• [WRITTEN TASK] Look for the line containing "Give me the TikZ source for this diagram." and the line containing "(tr.south) -- (trX.center);" in the entries below. Copy those two and all lines between them exactly, leaving out pictures.

───── DATA FOR THE TASK

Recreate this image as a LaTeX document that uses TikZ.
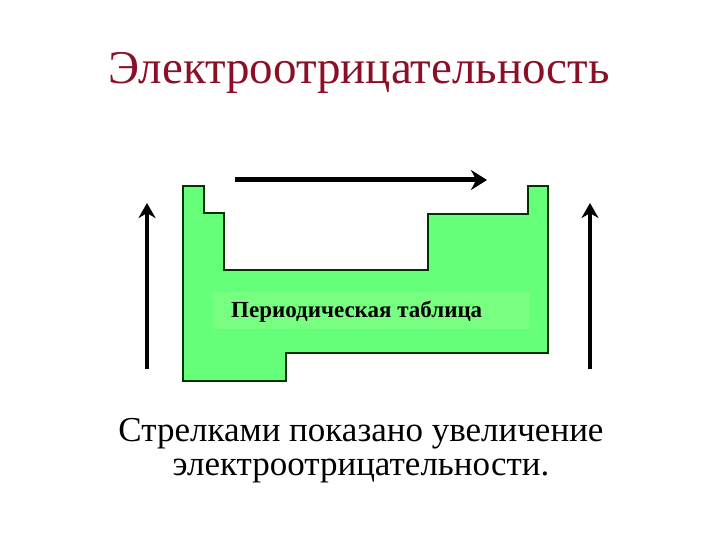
\documentclass[tikz,border=0pt]{standalone}
\usetikzlibrary{arrows.meta}
\usepackage{fontspec}
\setmainfont{Liberation Serif}
\definecolor{titlered}{RGB}{140,15,40}
\definecolor{tablegreen}{RGB}{102,255,122}
\definecolor{labelgreen}{RGB}{120,255,130}
\begin{document}
\begin{tikzpicture}[x=1pt,y=-1pt,
  harr/.style={line width=5pt,-{Stealth[length=16pt,width=20pt]}},
  varr/.style={line width=4pt,-{Stealth[length=15pt,width=17pt]}}]
\useasboundingbox (0,0) rectangle (720,540);
\node[text=titlered,font=\fontsize{47}{52}\selectfont] (title) at (359,73) {Электроотрицательность};
\path[fill=tablegreen,draw=black!80!green,line width=1.2pt]
 (183,186) -- (204,186) -- (204,213) -- (224,213) -- (224,270) -- (428,270) -- (428,214) -- (528,214) -- (528,186) -- (548,186) -- (548,353) -- (286,353) -- (286,381) -- (183,381) -- cycle;
\node[fill=labelgreen,minimum width=317pt,minimum height=37pt,anchor=west,inner sep=0pt] (lbl) at (213,310) {};
\node[font=\bfseries\fontsize{23}{26}\selectfont,anchor=west,inner sep=0pt] (lbltext) at (231,312) {Периодическая таблица};
\coordinate (ta) at (235,180); \coordinate (tb) at (487,180);
\draw[harr] (ta) -- (tb);
\coordinate (la) at (147,369); \coordinate (lb) at (147,203);
\draw[varr] (la) -- (lb);
\coordinate (ra) at (590,369); \coordinate (rb) at (590,203);
\draw[varr] (ra) -- (rb);
\node[font=\fontsize{35}{34}\selectfont,align=center] (cap) at (361,451) {Стрелками показано увеличение\\электроотрицательности.};
\end{tikzpicture}
\end{document}
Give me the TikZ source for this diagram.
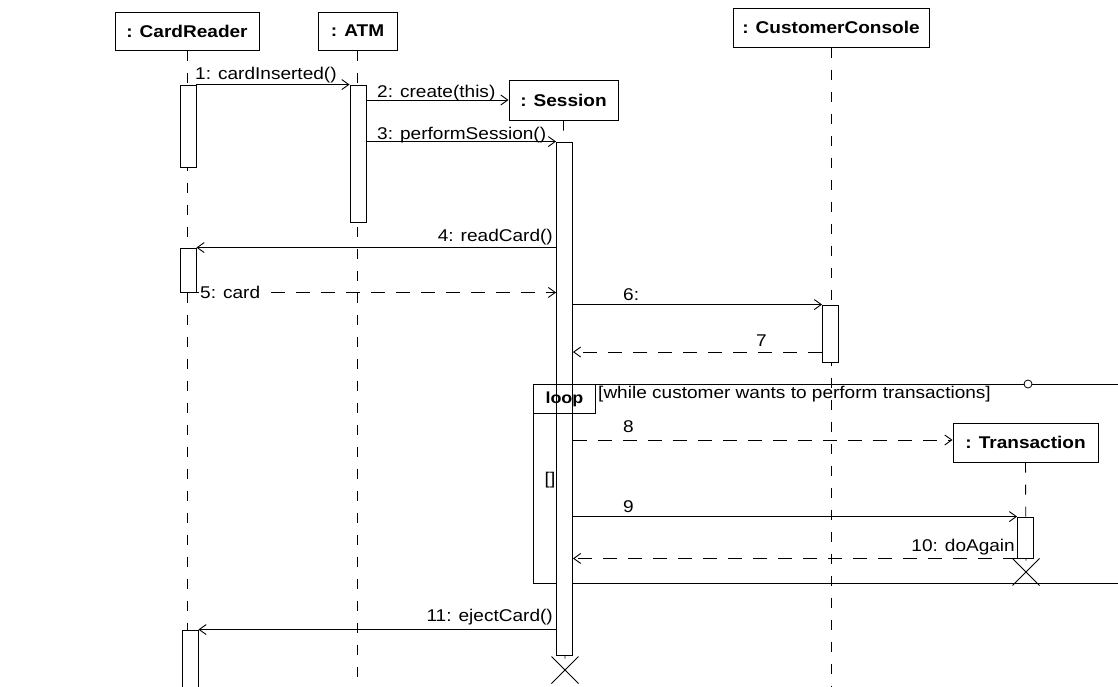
\documentclass[tikz,border=0pt]{standalone}
\usepackage{fontspec}
\setmainfont{Liberation Sans}[FakeStretch=1.12]
\usetikzlibrary{arrows.meta,shapes.misc}
\begin{document}
\begin{tikzpicture}[x=1pt,y=-1pt,
 obj/.style={draw,line width=1pt,fill=white,inner sep=0pt,font=\fontsize{17}{20}\selectfont\bfseries},
 act/.style={draw,line width=0.9pt,fill=white,minimum width=16pt,inner sep=0pt},
 life/.style={line width=0.9pt,dash pattern=on 10pt off 12pt},
 msg/.style={line width=0.9pt,-{Straight Barb[length=7pt,width=10pt]}},
 ret/.style={msg,dash pattern=on 14pt off 11pt},
 lbl/.style={font=\fontsize{17}{20}\selectfont,inner sep=1pt},
 xmark/.style={draw,cross out,line width=1pt,minimum size=26pt,inner sep=0pt},
]
\useasboundingbox[fill=white] (0,0) rectangle (1118,686);

% objects
\node[obj,minimum width=144pt,minimum height=38pt] (cr) at (187,31) {: CardReader};
\node[obj,minimum width=79pt,minimum height=38pt] (atm) at (357.5,31) {: ATM};
\node[obj,minimum width=109pt,minimum height=40pt] (ses) at (563.5,100) {: Session};
\node[obj,minimum width=196pt,minimum height=39pt] (cc) at (831,27.5) {: CustomerConsole};
\node[obj,minimum width=145pt,minimum height=39pt] (tr) at (1025.5,442.5) {: Transaction};

% destruction marks
\node[xmark] (sesX) at (565,670) {};
\node[xmark] (trX) at (1026,572) {};

% lifelines
\draw[life] (cr.south) -- (187,686);
\draw[life] (atm.south) -- (357.5,686);
\draw[life] (ses.south) -- (sesX.center);
\draw[life] (cc.south) -- (831,686);
\draw[life] (tr.south) -- (trX.center);

% loop frame
\draw[line width=0.9pt] (1125,384) -- (533,384) -- (533,583) -- (1125,583);
\node[lbl,anchor=west] (guard) at (597,394) {[while customer wants to perform transactions]};
\node[draw,circle,fill=white,line width=0.8pt,minimum size=8pt,inner sep=0pt] (knob) at (1028,384) {};
\node[lbl] (empty) at (550,480) {[]};

% activations
\node[act,minimum height=82pt] (crA) at (188,126) {};
\node[act,minimum height=44pt] (crB) at (188,270) {};
\node[act,minimum height=70pt] (crC) at (190,665) {};
\node[act,minimum height=137pt] (atmA) at (358,153.5) {};
\node[act,minimum height=513pt] (sesA) at (564.5,398.5) {};
\node[act,minimum height=57pt] (ccA) at (830.5,333.5) {};
\node[act,minimum height=41pt] (trA) at (1025.5,537.5) {};

% loop tab (over the activation, transparent)
\node[draw,line width=0.9pt,anchor=north west,minimum width=62pt,minimum height=29pt,inner sep=0pt,
      font=\fontsize{16}{19}\selectfont\bfseries] (tab) at (533,384) {loop};

% messages
\draw[msg] (crA.north east) -- (atmA.north west);
\node[lbl,anchor=south west] (l1) at (194,84) {1: cardInserted()};

\draw[msg] (atmA.east |- ses.west) -- (ses.west);
\node[lbl,anchor=south west] (l2) at (376,102) {2: create(this)};

\draw[msg] (atmA.east |- sesA.north) -- (sesA.north west);
\node[lbl,anchor=south west] (l3) at (376,144) {3: performSession()};

\draw[msg] (sesA.west |- crB.north) -- (crB.north east);
\node[lbl,anchor=south east] (l4) at (554,246) {4: readCard()};

\draw[ret] (crB.south east) -- (sesA.west |- crB.south);
\node[lbl,anchor=south west,fill=white] (l5) at (199,300) {5: card};

\draw[msg] (sesA.east |- ccA.north) -- (ccA.north west);
\node[lbl,anchor=south west] (l6) at (622,302) {6:};

\draw[ret] (ccA.west |- 0,352) -- (sesA.east |- 0,352);
\node[lbl,anchor=south west] (l7) at (755,348) {7};

\draw[ret] (sesA.east |- 0,440) -- (tr.west |- 0,440);
\node[lbl,anchor=south west] (l8) at (622,434) {8};

\draw[msg] (sesA.east |- trA.north) -- (trA.north west);
\node[lbl,anchor=south west] (l9) at (622,514) {9};

\draw[ret] (trA.south west) -- (sesA.east |- trA.south);
\node[lbl,anchor=south east] (l10) at (1016,556) {10: doAgain};

\draw[msg] (sesA.west |- crC.north) -- (crC.north east);
\node[lbl,anchor=south east] (l11) at (554,626) {11: ejectCard()};
\end{tikzpicture}
\end{document}
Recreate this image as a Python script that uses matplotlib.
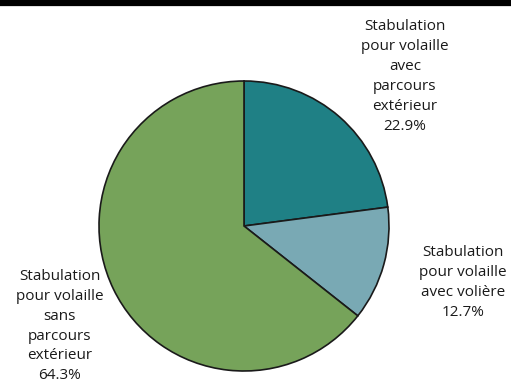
import matplotlib.pyplot as plt
from matplotlib.lines import Line2D

plt.rcParams['font.family'] = ['Open Sans', 'DejaVu Sans']

# parts des types de stabulation (%)
categories = ["Stabulation\npour volaille\navec\nparcours\nextérieur",
              "Stabulation\npour volaille\navec volière",
              "Stabulation\npour volaille\nsans\nparcours\nextérieur"]
shares = [22.9, 12.7, 64.3]
colors = ['#1f8085', '#79a9b4', '#76a35a']

# position des étiquettes (coordonnées du camembert, rayon = 1)
label_pos = [(1.11, 1.03), (1.51, -0.39), (-1.27, -0.69)]

fig = plt.figure(figsize=(5.11, 3.88), dpi=100)
fig.add_artist(Line2D([0, 1], [0.9935, 0.9935], color='black', lw=4.5,
                      transform=fig.transFigure))

W, H = 511, 388
cx, cy, r = 244, 226, 145
ax = fig.add_axes([(cx - r) / W, (H - cy - r) / H, 2 * r / W, 2 * r / H])
ax.pie(shares, colors=colors, startangle=90, counterclock=False,
       wedgeprops=dict(edgecolor='#1a1a1a', linewidth=1.2))
ax.set_xlim(-1, 1)
ax.set_ylim(-1, 1)
ax.set_aspect('equal')
ax.axis('off')

for cat, val, (x, y) in zip(categories, shares, label_pos):
    ax.text(x, y, f"{cat}\n{val:.1f}%", ha='center', va='center',
            fontsize=11, linespacing=1.45, color='#1a1a1a', clip_on=False)

fig.savefig('out.png', dpi=100)
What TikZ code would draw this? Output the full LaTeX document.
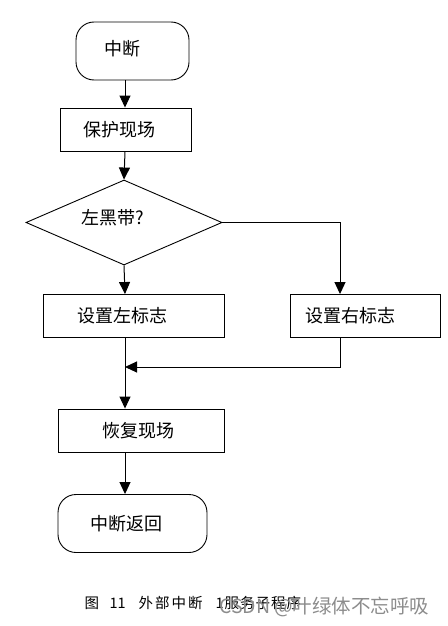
\documentclass[tikz,border=0pt]{standalone}
\usepackage{fontspec}
\newfontfamily\cjk{Noto Sans CJK SC}
\usetikzlibrary{arrows.meta,shapes.geometric}
\begin{document}
\begin{tikzpicture}[x=1pt,y=-1pt,
  every node/.style={font=\cjk\fontsize{18}{21}\selectfont},
  term/.style={draw,line width=0.9pt,rounded corners=18pt,minimum height=58pt,inner sep=0pt},
  proc/.style={draw,line width=0.9pt,minimum height=43pt,inner sep=0pt},
  dec/.style={draw,line width=0.9pt,diamond,inner sep=0pt,minimum width=196pt,minimum height=85pt},
  flow/.style={line width=1pt,-{Triangle[width=11pt,length=12pt]}},
  line/.style={line width=1pt},
  captext/.style={font=\cjk\fontsize{14.5}{16}\selectfont,anchor=west}]
\useasboundingbox (0,0) rectangle (447,626);
\node[term,minimum width=113pt,label={[xshift=-10pt,yshift=2pt]center:中断}] (start) at (132.5,51) {};
\node[proc,minimum width=131pt,label={[xshift=-6pt]center:保护现场}] (save) at (125.5,129.5) {};
\node[dec] (d) at (124,222.5) {};
\node (dt) at (113,218) {左黑带?};
\node[proc,minimum width=181pt,label={[xshift=-11.5pt]center:设置左标志}] (lf) at (133.5,316) {};
\node[proc,minimum width=150pt,label={[xshift=-15pt]center:设置右标志}] (rf) at (365,316) {};
\node[proc,minimum width=166pt,label={[xshift=-3pt]center:恢复现场}] (rest) at (141,430.5) {};
\node[term,minimum width=149pt,label={[xshift=-6.5pt]center:中断返回}] (end) at (132.5,523.5) {};
\coordinate (j) at (125,367);
\draw[flow] (125,80) -- (save.north -| 125,0);
\draw[flow] (save.south -| 125,0) -- (d.north);
\draw[flow] (d.south) -- (lf.north -| 125,0);
\draw[flow] (d.east) -| (rf.north -| 340,0);
\draw[line] (lf.south -| 125,0) -- (j);
\draw[flow] (rf.south -| 340,0) |- (j);
\draw[flow] (j) -- (rest.north -| 125,0);
\draw[flow] (rest.south -| 125,0) -- (end.north -| 125,0);
\node[captext] (c1) at (81,603) {图};
\node[captext] (c2) at (106,603) {11};
\node[captext] (c3) at (135,603) {外\hspace{2pt}部\hspace{2pt}中\hspace{2pt}断};
\node[captext] (c4) at (212,603) {1};
\node[captext] (c5) at (221,603) {服\hspace{1pt}务\hspace{1pt}子\hspace{1pt}程\hspace{1pt}序};
\node[font=\cjk\fontsize{19.5}{22}\selectfont,text=black!45,anchor=east] (wm) at (433,607) {CSDN @叶绿体不忘呼吸};
\end{tikzpicture}
\end{document}
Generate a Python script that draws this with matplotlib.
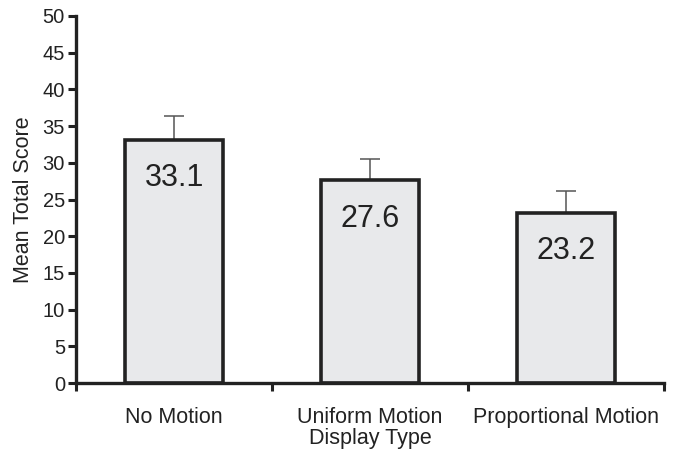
import matplotlib
matplotlib.use("Agg")
import matplotlib.pyplot as plt
import numpy as np

categories = ["No Motion", "Uniform Motion", "Proportional Motion"]
means = [33.1, 27.6, 23.2]
err_tops = [36.4, 30.5, 26.1]
yticks = [0, 5, 10, 15, 20, 25, 30, 35, 40, 45, 50]

plt.rcParams['font.family'] = ['Liberation Sans', 'DejaVu Sans']

fig = plt.figure(figsize=(6.77, 4.53), dpi=100)
ax = fig.add_axes([0.1123, 0.1545, 0.981 - 0.1123, 0.9647 - 0.1545])

x = np.arange(len(categories))
errs = [t - m for t, m in zip(err_tops, means)]
ax.errorbar(x, means, yerr=[np.zeros(len(errs)), errs], fmt='none',
            ecolor='#555555', elinewidth=1.1, capsize=7, capthick=1.1, zorder=1)
ax.bar(x, means, width=0.5, color='#e8e9eb', edgecolor='#222222', linewidth=2.6, zorder=2)

for xi, m in zip(x, means):
    ax.text(xi, m - 5.2, f"{m}", ha='center', va='center', fontsize=22, color='#222222', zorder=3)

ax.set_xlim(-0.5, 2.5)
ax.set_ylim(0, 50)
ax.set_yticks(yticks)
ax.set_yticklabels([str(v) for v in yticks], fontsize=14.5, color='#222222')
ax.set_xticks([-0.5, 0.5, 1.5, 2.5])
ax.set_xticklabels([])
ax.set_xticks(x, minor=True)
ax.set_xticklabels(categories, minor=True, fontsize=15.5, color='#222222')
ax.tick_params(axis='x', which='minor', length=0, pad=17)
ax.tick_params(axis='x', which='major', length=6, width=2.2, color='#222222', direction='out')
ax.tick_params(axis='y', length=6, width=2.2, color='#222222', direction='out', pad=2)

ax.set_ylabel("Mean Total Score", fontsize=15.5, color='#222222', labelpad=6)
ax.set_xlabel("Display Type", fontsize=15.5, color='#222222', labelpad=0)

for s in ['top', 'right']:
    ax.spines[s].set_visible(False)
for s in ['left', 'bottom']:
    ax.spines[s].set_linewidth(2.4)
    ax.spines[s].set_color('#222222')

fig.savefig("out.png", dpi=100)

──────────

• [OUTPUT OF THE TASK]
Give me the TikZ source for this diagram.
\documentclass[tikz,border=0pt]{standalone}
\usepackage{fontspec}
\setmainfont{Liberation Sans}[FakeStretch=1.12]
\usetikzlibrary{arrows.meta,shapes.misc}
\begin{document}
\begin{tikzpicture}[x=1pt,y=-1pt,
 obj/.style={draw,line width=1pt,fill=white,inner sep=0pt,font=\fontsize{17}{20}\selectfont\bfseries},
 act/.style={draw,line width=0.9pt,fill=white,minimum width=16pt,inner sep=0pt},
 life/.style={line width=0.9pt,dash pattern=on 10pt off 12pt},
 msg/.style={line width=0.9pt,-{Straight Barb[length=7pt,width=10pt]}},
 ret/.style={msg,dash pattern=on 14pt off 11pt},
 lbl/.style={font=\fontsize{17}{20}\selectfont,inner sep=1pt},
 xmark/.style={draw,cross out,line width=1pt,minimum size=26pt,inner sep=0pt},
]
\useasboundingbox[fill=white] (0,0) rectangle (1118,686);

% objects
\node[obj,minimum width=144pt,minimum height=38pt] (cr) at (187,31) {: CardReader};
\node[obj,minimum width=79pt,minimum height=38pt] (atm) at (357.5,31) {: ATM};
\node[obj,minimum width=109pt,minimum height=40pt] (ses) at (563.5,100) {: Session};
\node[obj,minimum width=196pt,minimum height=39pt] (cc) at (831,27.5) {: CustomerConsole};
\node[obj,minimum width=145pt,minimum height=39pt] (tr) at (1025.5,442.5) {: Transaction};

% destruction marks
\node[xmark] (sesX) at (565,670) {};
\node[xmark] (trX) at (1026,572) {};

% lifelines
\draw[life] (cr.south) -- (187,686);
\draw[life] (atm.south) -- (357.5,686);
\draw[life] (ses.south) -- (sesX.center);
\draw[life] (cc.south) -- (831,686);
\draw[life] (tr.south) -- (trX.center);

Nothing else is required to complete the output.